- _Task objective_
Will you output all of the data below exactly, omitting the images?

- _Supplied material_
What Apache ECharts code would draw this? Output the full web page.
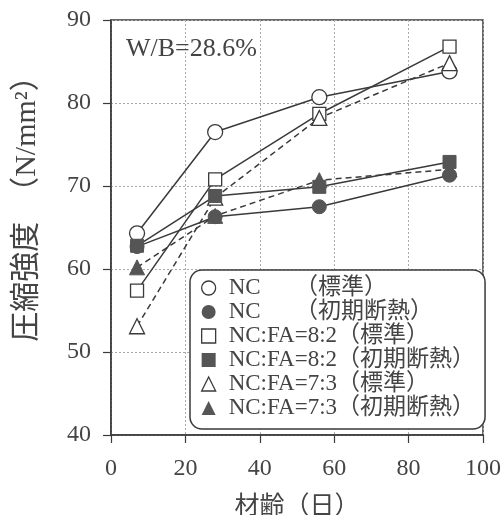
<!DOCTYPE html>
<html>
<head>
<meta charset="utf-8">
<script src="https://cdn.jsdelivr.net/npm/echarts@6/dist/echarts.min.js"></script>
<style>
html,body{margin:0;padding:0;background:#fff;}
#chart{width:504px;height:515px;}
</style>
</head>
<body>
<div id="chart"></div>
<script>
// ---- data ----
const days = [7, 28, 56, 91];
const ncStd = [64.3, 76.5, 80.7, 83.8];
const ncInit = [62.7, 66.3, 67.5, 71.3];
const fa82Std = [57.4, 70.8, 78.7, 86.8];
const fa82Init = [62.8, 68.8, 69.9, 72.9];
const fa73Std = [53.1, 68.6, 78.2, 84.8];
const fa73Init = [60.2, 66.4, 70.7, 72.0];
const seriesNames = [
  'NC\u3000\u3000（標準）',
  'NC\u3000\u3000（初期断熱）',
  'NC:FA=8:2（標準）',
  'NC:FA=8:2（初期断熱）',
  'NC:FA=7:3（標準）',
  'NC:FA=7:3（初期断熱）'
];
const xTicks = [0, 20, 40, 60, 80, 100];
const yTicks = [40, 50, 60, 70, 80, 90];
const annotation = 'W/B=28.6%';
const xName = '材齢（日）';
const yName = '圧縮強度\u3000（N/mm²）';

const serif = '"Liberation Serif","DejaVu Serif","Noto Sans CJK JP",serif';
const ink = '#3a3a3a';
const textInk = '#444';
const fill = '#555';

function pts(vals){ return days.map((d,i)=>[d, vals[i]]); }

const defs = [
  {vals: ncStd,   symbol:'circle',   size:15, open:true,  dash:false},
  {vals: ncInit,  symbol:'circle',   size:14, open:false, dash:false},
  {vals: fa82Std, symbol:'rect',     size:13, open:true,  dash:false},
  {vals: fa82Init,symbol:'rect',     size:13, open:false, dash:false},
  {vals: fa73Std, symbol:'triangle', size:15, open:true,  dash:true},
  {vals: fa73Init,symbol:'triangle', size:15, open:false, dash:true}
];

const series = defs.map((d,i)=>({
  name: seriesNames[i],
  type: 'line',
  data: pts(d.vals),
  symbol: d.symbol,
  symbolSize: d.size,
  z: d.open ? 3 : 4,
  itemStyle: d.open ? {color:'#fff', borderColor: ink, borderWidth:1.3}
                    : {color: fill, borderColor: fill, borderWidth:1},
  lineStyle: {color: ink, width:1.5, type: d.dash ? [6,4] : 'solid'},
  emphasis: {disabled: true},
  animation: false
}));

const chart = echarts.init(document.getElementById('chart'));
chart.setOption({
  backgroundColor: '#fff',
  animation: false,
  title: {
    text: annotation,
    left: 121, top: 31,
    textStyle: {fontFamily: serif, fontSize: 26, fontWeight: 'normal', color: textInk}
  },
  grid: {left: 111, top: 20, right: 21, bottom: 80, show: true, borderColor: ink, borderWidth: 1.5,
    backgroundColor: 'transparent', containLabel: false, outerBoundsMode: 'none'},
  legend: {
    orient: 'vertical',
    left: 190, top: 270,
    padding: [6, 10, 9, 11],
    itemWidth: 14, itemHeight: 14,
    itemGap: 0,
    borderColor: ink, borderWidth: 1.5, borderRadius: 12,
    backgroundColor: '#fff',
    textStyle: {fontFamily: serif, fontSize: 23, color: textInk, lineHeight: 24, padding: [0,0,0,8]},
    data: seriesNames.map((n,i)=>({
      name: n,
      icon: defs[i].symbol,
      itemStyle: defs[i].open ? {color:'#fff', borderColor: ink, borderWidth:1.3} : {color: fill, borderColor: fill, borderWidth: 0}
    })),
    selectedMode: false
  },
  xAxis: {
    type: 'value', min: 0, max: 100, interval: 20,
    name: xName, nameLocation: 'middle', nameGap: 60,
    nameTextStyle: {fontFamily: serif, fontSize: 25, color: textInk},
    axisLine: {show: true, lineStyle: {color: ink, width: 1.5}},
    axisTick: {show: true, inside: false, length: 8, lineStyle: {color: ink, width: 1.2}},
    axisLabel: {fontFamily: serif, fontSize: 24, color: textInk, margin: 22,
      formatter: v => xTicks.includes(v) ? String(v) : ''},
    splitLine: {show: true, lineStyle: {color: '#aaa', type: [2,2], width: 1}}
  },
  yAxis: {
    type: 'value', min: 40, max: 90, interval: 10,
    name: yName, nameLocation: 'middle', nameGap: 69, nameRotate: 90,
    nameTextStyle: {fontFamily: serif, fontSize: 30, color: textInk, padding: [0, 0, 0, 52]},
    axisLine: {show: true, lineStyle: {color: ink, width: 1.5}},
    axisTick: {show: true, inside: false, length: 8, lineStyle: {color: ink, width: 1.2}},
    axisLabel: {fontFamily: serif, fontSize: 24, color: textInk, margin: 20,
      formatter: v => yTicks.includes(v) ? String(v) : ''},
    splitLine: {show: true, lineStyle: {color: '#aaa', type: [2,2], width: 1}}
  },
  series: series
});
</script>
</body>
</html>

- _Result of the task_
What Apache ECharts code would draw this? Output the full web page.
<!DOCTYPE html>
<html>
<head>
<meta charset="utf-8">
<script src="https://cdn.jsdelivr.net/npm/echarts@6/dist/echarts.min.js"></script>
<style>
html,body{margin:0;padding:0;background:#fff;}
#chart{width:504px;height:515px;}
</style>
</head>
<body>
<div id="chart"></div>
<script>
// ---- data ----
const days = [7, 28, 56, 91];
const ncStd = [64.3, 76.5, 80.7, 83.8];
const ncInit = [62.7, 66.3, 67.5, 71.3];
const fa82Std = [57.4, 70.8, 78.7, 86.8];
const fa82Init = [62.8, 68.8, 69.9, 72.9];
const fa73Std = [53.1, 68.6, 78.2, 84.8];
const fa73Init = [60.2, 66.4, 70.7, 72.0];
const seriesNames = [
  'NC\u3000\u3000（標準）',
  'NC\u3000\u3000（初期断熱）',
  'NC:FA=8:2（標準）',
  'NC:FA=8:2（初期断熱）',
  'NC:FA=7:3（標準）',
  'NC:FA=7:3（初期断熱）'
];
const xTicks = [0, 20, 40, 60, 80, 100];
const yTicks = [40, 50, 60, 70, 80, 90];
const annotation = 'W/B=28.6%';
const xName = '材齢（日）';
const yName = '圧縮強度\u3000（N/mm²）';

const serif = '"Liberation Serif","DejaVu Serif","Noto Sans CJK JP",serif';
const ink = '#3a3a3a';
const textInk = '#444';
const fill = '#555';

function pts(vals){ return days.map((d,i)=>[d, vals[i]]); }

const defs = [
  {vals: ncStd,   symbol:'circle',   size:15, open:true,  dash:false},
  {vals: ncInit,  symbol:'circle',   size:14, open:false, dash:false},
  {vals: fa82Std, symbol:'rect',     size:13, open:true,  dash:false},
  {vals: fa82Init,symbol:'rect',     size:13, open:false, dash:false},
  {vals: fa73Std, symbol:'triangle', size:15, open:true,  dash:true},
  {vals: fa73Init,symbol:'triangle', size:15, open:false, dash:true}
];

const series = defs.map((d,i)=>({
  name: seriesNames[i],
  type: 'line',
  data: pts(d.vals),
  symbol: d.symbol,
  symbolSize: d.size,
  z: d.open ? 3 : 4,
  itemStyle: d.open ? {color:'#fff', borderColor: ink, borderWidth:1.3}
                    : {color: fill, borderColor: fill, borderWidth:1},
  lineStyle: {color: ink, width:1.5, type: d.dash ? [6,4] : 'solid'},
  emphasis: {disabled: true},
  animation: false
}));

const chart = echarts.init(document.getElementById('chart'));
chart.setOption({
  backgroundColor: '#fff',
  animation: false,
  title: {
    text: annotation,
    left: 121, top: 31,
    textStyle: {fontFamily: serif, fontSize: 26, fontWeight: 'normal', color: textInk}
  },
  grid: {left: 111, top: 20, right: 21, bottom: 80, show: true, borderColor: ink, borderWidth: 1.5,
    backgroundColor: 'transparent', containLabel: false, outerBoundsMode: 'none'},
  legend: {
    orient: 'vertical',
    left: 190, top: 270,
    padding: [6, 10, 9, 11],
    itemWidth: 14, itemHeight: 14,
    itemGap: 0,
    borderColor: ink, borderWidth: 1.5, borderRadius: 12,
    backgroundColor: '#fff',
    textStyle: {fontFamily: serif, fontSize: 23, color: textInk, lineHeight: 24, padding: [0,0,0,8]},
    data: seriesNames.map((n,i)=>({
      name: n,
      icon: defs[i].symbol,
      itemStyle: defs[i].open ? {color:'#fff', borderColor: ink, borderWidth:1.3} : {color: fill, borderColor: fill, borderWidth: 0}
    })),
    selectedMode: false
  },
  xAxis: {
    type: 'value', min: 0, max: 100, interval: 20,
    name: xName, nameLocation: 'middle', nameGap: 60,
    nameTextStyle: {fontFamily: serif, fontSize: 25, color: textInk},
    axisLine: {show: true, lineStyle: {color: ink, width: 1.5}},
    axisTick: {show: true, inside: false, length: 8, lineStyle: {color: ink, width: 1.2}},
    axisLabel: {fontFamily: serif, fontSize: 24, color: textInk, margin: 22,
      formatter: v => xTicks.includes(v) ? String(v) : ''},
    splitLine: {show: true, lineStyle: {color: '#aaa', type: [2,2], width: 1}}
  },
  yAxis: {
    type: 'value', min: 40, max: 90, interval: 10,
    name: yName, nameLocation: 'middle', nameGap: 69, nameRotate: 90,
    nameTextStyle: {fontFamily: serif, fontSize: 30, color: textInk, padding: [0, 0, 0, 52]},
    axisLine: {show: true, lineStyle: {color: ink, width: 1.5}},
    axisTick: {show: true, inside: false, length: 8, lineStyle: {color: ink, width: 1.2}},
    axisLabel: {fontFamily: serif, fontSize: 24, color: textInk, margin: 20,
      formatter: v => yTicks.includes(v) ? String(v) : ''},
    splitLine: {show: true, lineStyle: {color: '#aaa', type: [2,2], width: 1}}
  },
  series: series
});
</script>
</body>
</html>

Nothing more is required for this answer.